Sul Bulletin of the Atomic Scientists Nuccitelli rammenta a tutti che «Per l’umanità il cambiamento climatico potrebbe essere peggio che mai per la mancata gestione del rischio. Stiamo causando rapidi cambiamenti del clima dell’unico pianeta che abitiamo, sul quale noi e ogni altra specie sulla Terra facciamo affidamento. La civiltà umana si è sviluppata solo negli ultimi 10.000 anni, durante i quali il clima della Terra è entrato in un periodo relativamente stabile. Questa stabilità ha permesso agli esseri umani di stabilirsi in zone dove abbiamo potuto contare su modelli meteorologici relativamente coerenti e sviluppare la produzione agricola sulla base di tempo e clima stabili. Ma ora stiamo alzando la temperatura della Terra ad una velocità da 20 a 50 volte più alta di quanto normalmente accade quando ci sono delle transizioni da una glaciazione. Questa rapida destabilizzazione del clima minaccia le fondamenta della società umana».
Nuccitelli poi affronta il problema della (in)consapevolezza del rischio climatico: «Le persone sono generalmente brave a gestire il rischio.
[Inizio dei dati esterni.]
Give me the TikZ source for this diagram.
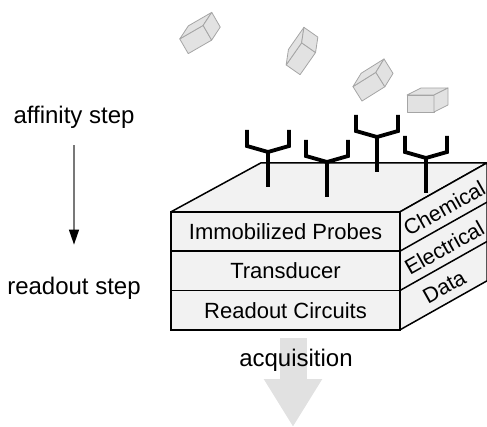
\documentclass[tikz,border=0pt]{standalone}
\usepackage{fontspec}
\setmainfont{Liberation Sans}
\usepackage{tikz}
\usetikzlibrary{arrows.meta,positioning}
\definecolor{layerfill}{RGB}{242,242,242}
\definecolor{cubefill}{RGB}{226,226,226}
\definecolor{cubeedge}{RGB}{165,165,165}
\definecolor{flowgray}{RGB}{225,225,225}
\definecolor{linegray}{RGB}{120,120,120}
\tikzstyle{layer} = [rectangle, minimum width=229pt, minimum height=39.33pt, outer sep=0pt, text centered, draw=black, fill=layerfill, line width=1.5pt, font=\fontsize{22}{26}\selectfont]
\tikzstyle{face} = [draw=black, fill=layerfill, line width=1.5pt, line join=round]
\tikzstyle{sidelabel} = [font=\fontsize{21.5}{26}\selectfont, inner sep=0pt, yshift=-1.5pt]
\tikzstyle{steplabel} = [font=\fontsize{24}{28}\selectfont, inner sep=0pt]
\tikzstyle{steparrow} = [linegray, line width=1.2pt, -{Triangle[width=10pt,length=15pt,color=black]}]
\tikzstyle{cube} = [draw=cubeedge, fill=cubefill, line width=0.8pt, line join=round]
\tikzset{
  probe/.pic={\draw[line width=3.8pt] (-21,-57) -- (-21,-41) -- (0,-35) -- (21,-41) -- (21,-57) (0,-35) -- (0,0);},
  analyte/.pic={
    \filldraw[cube] (-20.5,-5) rectangle (6.5,12);
    \filldraw[cube] (-20.5,-5) -- ++(14,-7) -- ++(27,0) -- (6.5,-5) -- cycle;
    \filldraw[cube] (6.5,-5) -- ++(14,-7) -- ++(0,17) -- (6.5,12) -- cycle;}
}

\begin{document}
\begin{tikzpicture}[x=1pt,y=-1pt]
\useasboundingbox (0,0) rectangle (487,427);
% Sensor stack
\node (probes) [layer] at (285.5,231.5) {Immobilized Probes};
\node (transducer) [layer, below=0pt of probes] {Transducer};
\node (readout) [layer, below=0pt of transducer] {Readout Circuits};
\draw[face] (probes.north west) -- ++(90,-49) -- ++(226,0) -- (probes.north east) -- cycle;
\draw[face] (probes.north east) -- ++(87,-49) -- ++(0,118) -- (readout.south east) -- cycle;
\draw[line width=1.5pt] (probes.south east) -- ++(87,-49) (transducer.south east) -- ++(87,-49);
\path (probes.east) -- ++(87,-49) node[midway, sloped, sidelabel] {Chemical};
\path (transducer.east) -- ++(87,-49) node[midway, sloped, sidelabel] {Electrical};
\path (readout.east) -- ++(87,-49) node[midway, sloped, sidelabel] {Data};
% Probes on top
\pic at (268,187) {probe};
\pic at (327,197) {probe};
\pic at (377,172) {probe};
\pic at (426,193) {probe};
% Target molecules
\pic[rotate=30] at (200,33) {analyte};
\pic[rotate=55] at (302,51) {analyte};
\pic[rotate=32] at (373,80) {analyte};
\pic at (427.5,100) {analyte};
% Steps
\node (affinity) [steplabel] at (74,117) {affinity step};
\node (readstep) [steplabel] at (74,288) {readout step};
\draw[steparrow, shorten <=17pt, shorten >=32pt] (affinity) -- (readstep);
% Acquisition
\coordinate (flowtop) at (293,338);
\coordinate (flowtip) at (293,427);
\draw[flowgray, line width=27pt, -{Triangle[width=55pt,length=48pt]}] (flowtop) -- (flowtip);
\node (acquisition) [steplabel] at (296,360) {acquisition};
\end{tikzpicture}
\end{document}
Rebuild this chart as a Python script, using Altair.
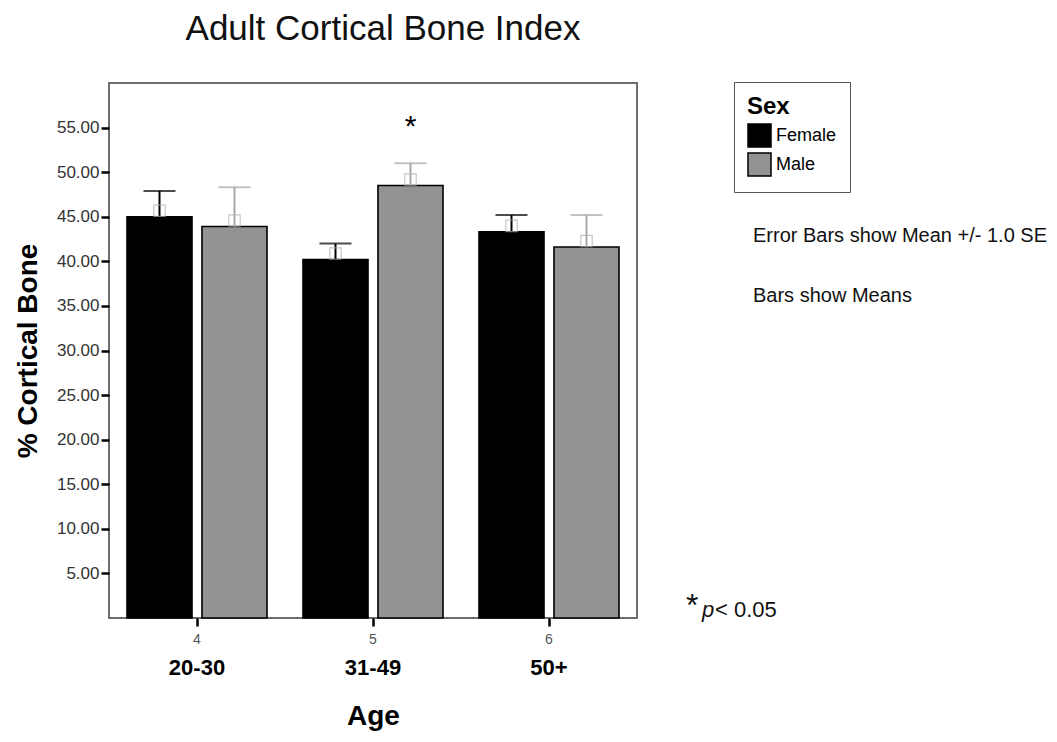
import altair as alt
import pandas as pd

# ---- data ----
age_groups = ["20-30", "31-49", "50+"]
age_codes = ["4", "5", "6"]
sexes = ["Female", "Male"]
female_mean = [45.0, 40.2, 43.3]
male_mean = [43.9, 48.5, 41.6]
female_se = [2.9, 1.8, 1.9]
male_se = [4.4, 2.5, 3.6]
significant = [False, True, False]  # male vs female, p < 0.05

rows = []
for i, a in enumerate(age_groups):
    rows.append({"Age": a, "Code": age_codes[i], "Sex": "Female", "Mean": female_mean[i],
                 "Upper": female_mean[i] + female_se[i], "Sig": False})
    rows.append({"Age": a, "Code": age_codes[i], "Sex": "Male", "Mean": male_mean[i],
                 "Upper": male_mean[i] + male_se[i], "Sig": significant[i]})
df = pd.DataFrame(rows)

FONT = "Liberation Sans"
W, H = 528, 535

code_map = "{" + ",".join(f"'{a}':'{c}'" for a, c in zip(age_groups, age_codes)) + "}"

x_enc = alt.X("Age:N", sort=age_groups,
              scale=alt.Scale(paddingInner=0, paddingOuter=0),
              axis=alt.Axis(title="Age", labelExpr=f"{code_map}[datum.value]",
                            labelAngle=0, labelFontSize=14, labelColor="#555",
                            labelFont=FONT, labelPadding=6,
                            tickSize=8, tickWidth=2.5, tickColor="black",
                            domain=False, titleFontSize=28, titleFont=FONT,
                            titleFontWeight="bold", titlePadding=56, titleColor="black"))
xoff = alt.XOffset("Sex:N", sort=sexes,
                   scale=alt.Scale(paddingInner=0.133, paddingOuter=0.24))
y_scale = alt.Scale(domain=[0, 60], nice=False)
y_axis = alt.Axis(title="% Cortical Bone", values=[5, 10, 15, 20, 25, 30, 35, 40, 45, 50, 55],
                  format=".2f", labelFontSize=17, labelFont=FONT, labelColor="#333",
                  labelPadding=2,
                  tickSize=8, tickWidth=2.5, tickColor="black", domain=False, grid=False,
                  titleFontSize=28, titleFont=FONT, titleFontWeight="bold",
                  titlePadding=14, titleColor="black")

base = alt.Chart(df)

bars = base.mark_bar(stroke="black", strokeWidth=1.6).encode(
    x=x_enc, xOffset=xoff,
    y=alt.Y("Mean:Q", scale=y_scale, axis=y_axis),
    color=alt.Color("Sex:N", sort=sexes,
                    scale=alt.Scale(domain=sexes, range=["#000000", "#939393"]),
                    legend=alt.Legend(title="Sex", orient="none", legendX=625, legendY=-1,
                                      strokeColor="#555", fillColor="white", padding=13,
                                      titleFontSize=24, titleFontWeight="bold", titleFont=FONT,
                                      titleColor="black", titlePadding=4,
                                      labelFontSize=18, labelFont=FONT, labelColor="black",
                                      symbolType="square", symbolSize=529,
                                      symbolStrokeColor="black", symbolStrokeWidth=1.5,
                                      rowPadding=0, labelOffset=4)),
)

err_color = alt.condition(alt.datum.Sex == "Female", alt.value("black"), alt.value("#a8a8a8"))

err = base.mark_rule(strokeWidth=2).encode(
    x=x_enc, xOffset=xoff, y="Mean:Q", y2="Upper:Q", color=err_color)

caps = base.mark_tick(size=32, thickness=2).encode(
    x=x_enc, xOffset=xoff, y="Upper:Q", color=err_color)

markers = base.mark_point(shape="square", size=130, filled=False, strokeWidth=1.2,
                          color="#b0b0b0", yOffset=-6).encode(
    x=x_enc, xOffset=xoff, y="Mean:Q")

stars = base.transform_filter(alt.datum.Sig).mark_text(
    text="*", fontSize=30, font=FONT, dy=-36, baseline="middle", color="black").encode(
    x=x_enc, xOffset=xoff, y="Upper:Q")

age_labels = alt.Chart(pd.DataFrame({"Age": age_groups})).mark_text(
    fontSize=22, fontWeight="bold", font=FONT, baseline="middle", color="black").encode(
    x=alt.X("Age:N", sort=age_groups), y=alt.value(H + 50), text="Age:N")

def note(txt, x, y, size=20, style="normal", align="left"):
    return alt.Chart(pd.DataFrame({"t": [txt]})).mark_text(
        fontSize=size, font=FONT, fontStyle=style, align=align, baseline="alphabetic",
        color="#111").encode(x=alt.value(x), y=alt.value(y), text="t:N")

title = note("Adult Cortical Bone Index", 274, -43, 35, align="center")

notes = [
    note("Error Bars show Mean +/- 1.0 SE", 644, 159, 20),
    note("Bars show Means", 644, 219, 20),
    note("*", 577, 533, 32),
    note("p", 593, 534, 22, "italic"),
    note("< 0.05", 606, 534, 22),
]

chart = alt.layer(bars, err, caps, markers, stars, age_labels, title, *notes).properties(
    width=W, height=H,
    autosize=alt.AutoSizeParams(type="none"),
    padding={"left": 101, "top": 75, "right": 412, "bottom": 116},
).configure(background="white").configure_view(stroke="#6e6e6e", strokeWidth=2)

chart.save("out.html", embed_options={"renderer": "svg", "actions": False})
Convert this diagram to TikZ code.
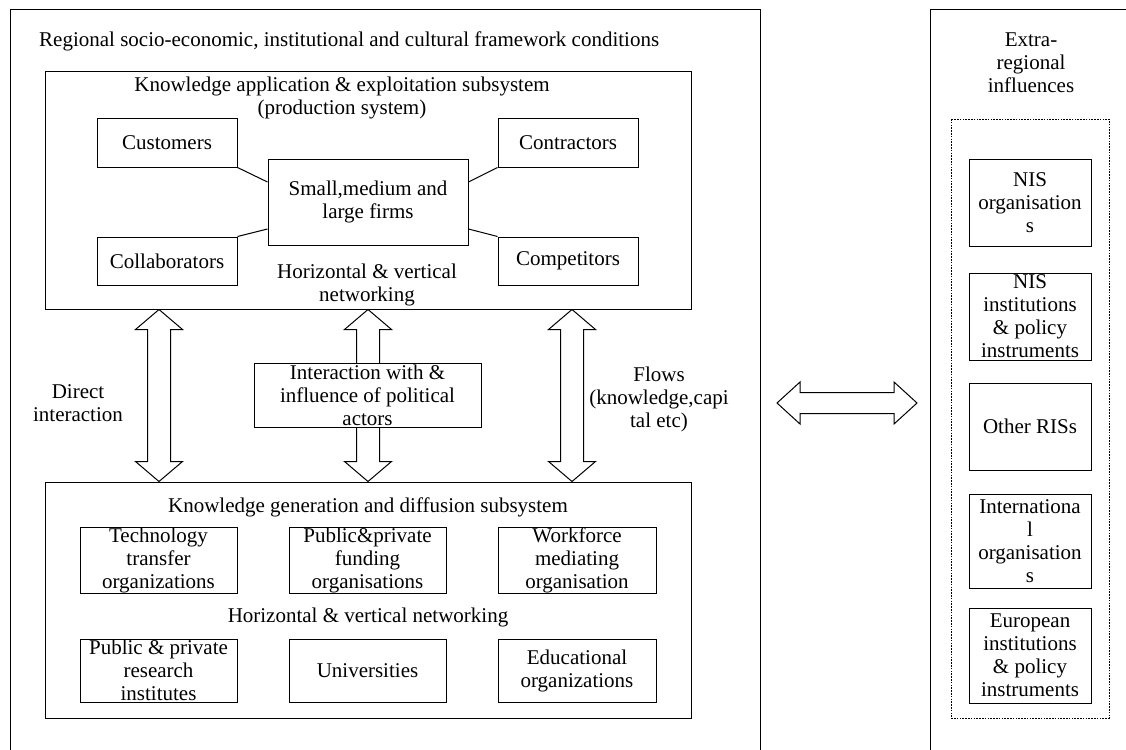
\documentclass[tikz,border=0pt]{standalone}
\usepackage{fontspec}
\setmainfont{Liberation Serif}
\usetikzlibrary{calc}
\tikzset{
    frame/.style={draw,line width=1pt},
    groupframe/.style={draw,line width=0.9pt,dash pattern=on 1.6pt off 1.2pt},
    subsystem/.style={draw,line width=1pt,minimum width=646pt,minimum height=237pt,inner sep=0pt},
    actorbox/.style={draw,line width=1pt,fill=white,align=center,inner sep=0pt,minimum width=140pt,minimum height=48pt},
    orgbox/.style={draw,line width=1pt,fill=white,align=center,inner sep=0pt,minimum width=157pt,minimum height=63pt},
    extbox/.style={draw,line width=1pt,align=center,inner sep=0pt,minimum width=122pt,minimum height=87pt},
    caption/.style={align=center,inner sep=0pt},
    tie/.style={line width=1pt},
    hollowarrow/.style={draw,line width=1pt,fill=white,line join=miter}
}
% hollow two-way arrows (vertical / horizontal)
\newcommand{\vlink}[2]{%
    \draw[hollowarrow] let \p1=(#1), \p2=(#2) in
        (\x1,\y1) -- (\x1+23.5pt,\y1-20pt) -- (\x1+11.5pt,\y1-20pt)
        -- (\x1+11.5pt,\y2+20pt) -- (\x1+23.5pt,\y2+20pt) -- (\x1,\y2)
        -- (\x1-23.5pt,\y2+20pt) -- (\x1-11.5pt,\y2+20pt)
        -- (\x1-11.5pt,\y1-20pt) -- (\x1-23.5pt,\y1-20pt) -- cycle;}
\newcommand{\hlink}[2]{%
    \draw[hollowarrow] let \p1=(#1), \p2=(#2) in
        (\x1,\y1) -- (\x1+23pt,\y1+21pt) -- (\x1+23pt,\y1+10.5pt)
        -- (\x2-23pt,\y1+10.5pt) -- (\x2-23pt,\y1+21pt) -- (\x2,\y1)
        -- (\x2-23pt,\y1-21pt) -- (\x2-23pt,\y1-10.5pt)
        -- (\x1+23pt,\y1-10.5pt) -- (\x1+23pt,\y1-21pt) -- cycle;}

\begin{document}
\begin{tikzpicture}[x=1pt,y=-1pt,font=\fontsize{21}{23}\selectfont]
    \useasboundingbox (0,0) rectangle (1126,749);
    \clip (0,0) rectangle (1126,749);
    % Outer frames
    \draw[frame] (10,9.5) rectangle (760,770);
    \draw[frame] (930,9.5) rectangle (1140,770);
    \node[anchor=base west,inner sep=0pt] (regional) at (39,47) {Regional socio-economic, institutional and cultural framework conditions};
    % Production subsystem
    \node[subsystem] (upper) at (368,190.5) {};
    \node[caption,anchor=north] (uppertitle) at (342,76.5) {Knowledge application \& exploitation subsystem\\(production system)};
    \node[actorbox,minimum width=200pt,minimum height=86pt] (firms) at (368,202) {Small,medium and\\large firms};
    \node[actorbox] (customers) at (167,143) {Customers};
    \node[actorbox] (contractors) at (568,143) {Contractors};
    \node[actorbox] (collaborators) at (167,261) {Collaborators};
    \node[actorbox] (competitors) at (568,261) {Competitors};
    \draw[tie] (customers.south east) -- ([yshift=20pt]firms.west);
    \draw[tie] (collaborators.north east) -- ([yshift=-27pt]firms.west);
    \draw[tie] (contractors.south west) -- ([yshift=20pt]firms.east);
    \draw[tie] (competitors.north west) -- ([yshift=-27pt]firms.east);
    \node[caption,anchor=north] (uppernet) at (367,264) {Horizontal \& vertical\\networking};
    % Generation subsystem
    \node[subsystem,minimum height=236pt] (lower) at (368,600) {};
    \node[caption,anchor=base] (lowertitle) at (368,512) {Knowledge generation and diffusion subsystem};
    \node[orgbox] (transfer) at (158.5,560.5) {Technology\\transfer\\organizations};
    \node[orgbox] (funding) at (367.5,560.5) {Public\&private\\funding\\organisations};
    \node[orgbox,minimum width=158pt] (workforce) at (577,560.5) {Workforce\\mediating\\organisation};
    \node[caption,anchor=base] (lowernet) at (368,622) {Horizontal \& vertical networking};
    \node[orgbox] (research) at (158.5,670.5) {Public \& private\\research\\institutes};
    \node[orgbox] (universities) at (367.5,670.5) {Universities};
    \node[orgbox,minimum width=158pt] (educational) at (577,670.5) {Educational\\organizations};
    % Links between subsystems
    \vlink{$(upper.south)+(-209,0)$}{$(lower.north)+(-209,0)$}
    \vlink{upper.south}{lower.north}
    \vlink{$(upper.south)+(204,0)$}{$(lower.north)+(204,0)$}
    \node[actorbox,minimum width=227pt,minimum height=64pt] (political) at (367.5,395) {Interaction with \&\\influence of political\\actors};
    \node[caption,anchor=north] (direct) at (78,384) {Direct\\interaction};
    \node[caption,anchor=north] (flows) at (659,367) {Flows\\(knowledge,capi\\tal etc)};
    % Extra-regional side
    \coordinate (linkL) at (777,403);
    \coordinate (linkR) at (917,403);
    \hlink{linkL}{linkR}
    \node[caption,anchor=north] (extra) at (1031,33) {Extra-\\regional\\influences};
    \draw[groupframe] (951,119) rectangle (1109,718);
    \node[extbox] (nisorg) at (1030,202.5) {NIS\\organisation\\s};
    \node[extbox] (nisinst) at (1030,316.5) {NIS\\institutions\\\& policy\\instruments};
    \node[extbox] (otherris) at (1030,426.5) {Other RISs};
    \node[extbox,minimum height=94pt] (intorg) at (1030,541) {Internationa\\l\\organisation\\s};
    \node[extbox,minimum height=95pt] (european) at (1030,655.5) {European\\institutions\\\& policy\\instruments};
\end{tikzpicture}
\end{document}
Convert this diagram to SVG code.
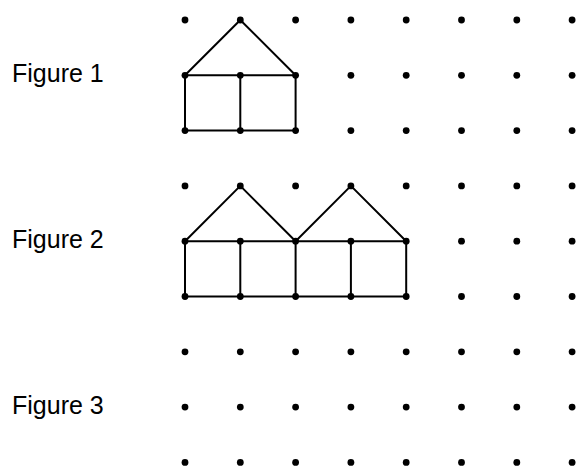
<svg xmlns="http://www.w3.org/2000/svg" width="579" height="471" viewBox="0 0 579 471">
<style>
.lbl{font-family:"Liberation Sans",Arial,sans-serif;font-size:25px;fill:#000}
.d{fill:#000}
.e{stroke:#000;stroke-width:2;fill:none;stroke-linejoin:round}
</style>
<defs><circle id="dot" r="3.4" class="d"/></defs>
<rect width="579" height="471" fill="#fff"/>
<g id="labels">
<text class="lbl" x="12" y="82">Figure 1</text>
<text class="lbl" x="12" y="248">Figure 2</text>
<text class="lbl" x="12" y="414">Figure 3</text>
</g>
<g id="connectors">
<path class="e" d="M185,75.3 L240.3,20 L295.6,75.3 M185,75.3 H295.6 M185,130.6 H295.6 M185,75.3 V130.6 M240.3,75.3 V130.6 M295.6,75.3 V130.6"/>
<path class="e" d="M185,241.2 L240.3,185.9 L295.6,241.2 L350.9,185.9 L406.2,241.2 M185,241.2 H406.2 M185,296.5 H406.2 M185,241.2 V296.5 M240.3,241.2 V296.5 M295.6,241.2 V296.5 M350.9,241.2 V296.5 M406.2,241.2 V296.5"/>
</g>
<g id="figure1-dots">
<g id="r0"><use href="#dot" x="185" y="20"/><use href="#dot" x="240.3" y="20"/><use href="#dot" x="295.6" y="20"/><use href="#dot" x="350.9" y="20"/><use href="#dot" x="406.2" y="20"/><use href="#dot" x="461.5" y="20"/><use href="#dot" x="516.8" y="20"/><use href="#dot" x="572.1" y="20"/></g>
<g id="r1"><use href="#dot" x="185" y="75.3"/><use href="#dot" x="240.3" y="75.3"/><use href="#dot" x="295.6" y="75.3"/><use href="#dot" x="350.9" y="75.3"/><use href="#dot" x="406.2" y="75.3"/><use href="#dot" x="461.5" y="75.3"/><use href="#dot" x="516.8" y="75.3"/><use href="#dot" x="572.1" y="75.3"/></g>
<g id="r2"><use href="#dot" x="185" y="130.6"/><use href="#dot" x="240.3" y="130.6"/><use href="#dot" x="295.6" y="130.6"/><use href="#dot" x="350.9" y="130.6"/><use href="#dot" x="406.2" y="130.6"/><use href="#dot" x="461.5" y="130.6"/><use href="#dot" x="516.8" y="130.6"/><use href="#dot" x="572.1" y="130.6"/></g>
</g>
<g id="figure2-dots">
<g id="r3"><use href="#dot" x="185" y="185.9"/><use href="#dot" x="240.3" y="185.9"/><use href="#dot" x="295.6" y="185.9"/><use href="#dot" x="350.9" y="185.9"/><use href="#dot" x="406.2" y="185.9"/><use href="#dot" x="461.5" y="185.9"/><use href="#dot" x="516.8" y="185.9"/><use href="#dot" x="572.1" y="185.9"/></g>
<g id="r4"><use href="#dot" x="185" y="241.2"/><use href="#dot" x="240.3" y="241.2"/><use href="#dot" x="295.6" y="241.2"/><use href="#dot" x="350.9" y="241.2"/><use href="#dot" x="406.2" y="241.2"/><use href="#dot" x="461.5" y="241.2"/><use href="#dot" x="516.8" y="241.2"/><use href="#dot" x="572.1" y="241.2"/></g>
<g id="r5"><use href="#dot" x="185" y="296.5"/><use href="#dot" x="240.3" y="296.5"/><use href="#dot" x="295.6" y="296.5"/><use href="#dot" x="350.9" y="296.5"/><use href="#dot" x="406.2" y="296.5"/><use href="#dot" x="461.5" y="296.5"/><use href="#dot" x="516.8" y="296.5"/><use href="#dot" x="572.1" y="296.5"/></g>
</g>
<g id="figure3-dots">
<g id="r6"><use href="#dot" x="185" y="351.8"/><use href="#dot" x="240.3" y="351.8"/><use href="#dot" x="295.6" y="351.8"/><use href="#dot" x="350.9" y="351.8"/><use href="#dot" x="406.2" y="351.8"/><use href="#dot" x="461.5" y="351.8"/><use href="#dot" x="516.8" y="351.8"/><use href="#dot" x="572.1" y="351.8"/></g>
<g id="r7"><use href="#dot" x="185" y="407.1"/><use href="#dot" x="240.3" y="407.1"/><use href="#dot" x="295.6" y="407.1"/><use href="#dot" x="350.9" y="407.1"/><use href="#dot" x="406.2" y="407.1"/><use href="#dot" x="461.5" y="407.1"/><use href="#dot" x="516.8" y="407.1"/><use href="#dot" x="572.1" y="407.1"/></g>
<g id="r8"><use href="#dot" x="185" y="462.4"/><use href="#dot" x="240.3" y="462.4"/><use href="#dot" x="295.6" y="462.4"/><use href="#dot" x="350.9" y="462.4"/><use href="#dot" x="406.2" y="462.4"/><use href="#dot" x="461.5" y="462.4"/><use href="#dot" x="516.8" y="462.4"/><use href="#dot" x="572.1" y="462.4"/></g>
</g>
</svg>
Ad esempio, una volta che l’impatto sulla salute del fumo è diventato chiaro all’opinione pubblica, l consumo di sigarette è sceso rapidamente. Ogni sbuffo rappresenta solo un piccolo aumento le probabilità di sviluppare il cancro, ma la maggior parte delle persone ha deciso che con qualcosa di così importante come la loro salute e pericoloso come il cancro, il modo di agire intelligente è quello di ridurre al minimo il rischio. Purtroppo, l’industria del tabacco per diversi decenni è stata in grado di fabbricare dubbi riguardo ai rischi rappresentati dai suoi prodotti. Ora siamo nella stessa situazione con il cambiamento climatico. Nonostante gli sforzi dell’industria dei combustibili fossili di mettere in dubbio i pericoli rappresentati dai suoi prodotti, gli esperti stanno chiaramente identificando e comunicando tali rischi al pubblico».
Così, mentre Trump pensa a come uscire dall’Accordo di Parigi e rottama le politiche anti-inqiinamento di Barck Obama, la maggior parte persone, compreso il 62% degli elettori di Trump, sostengono la regolamentazione dell’inquinamento da CO2 o la carbon tax, o una combinazione di entrambe.
Nuccitelli conclude: «Data la nostra dipendenza dal clima e dall’unico pianeta che abbiamo, mitigare i rischi posti dai rapidi cambiamenti climatici dovrebbe essere un gioco da ragazzi. La Nato, il Pentagono e la maggior parte degli americani se ne rendono conto, ma, quando si tratta di cambiamenti climatici, molti dei nostri leader politici non sembrano afferrare i concetti di base della gestione del rischio, o il fatto che stia già esacerbando i problemi che preoccupano i nostri leader politici, come la crisi dei rifugiati».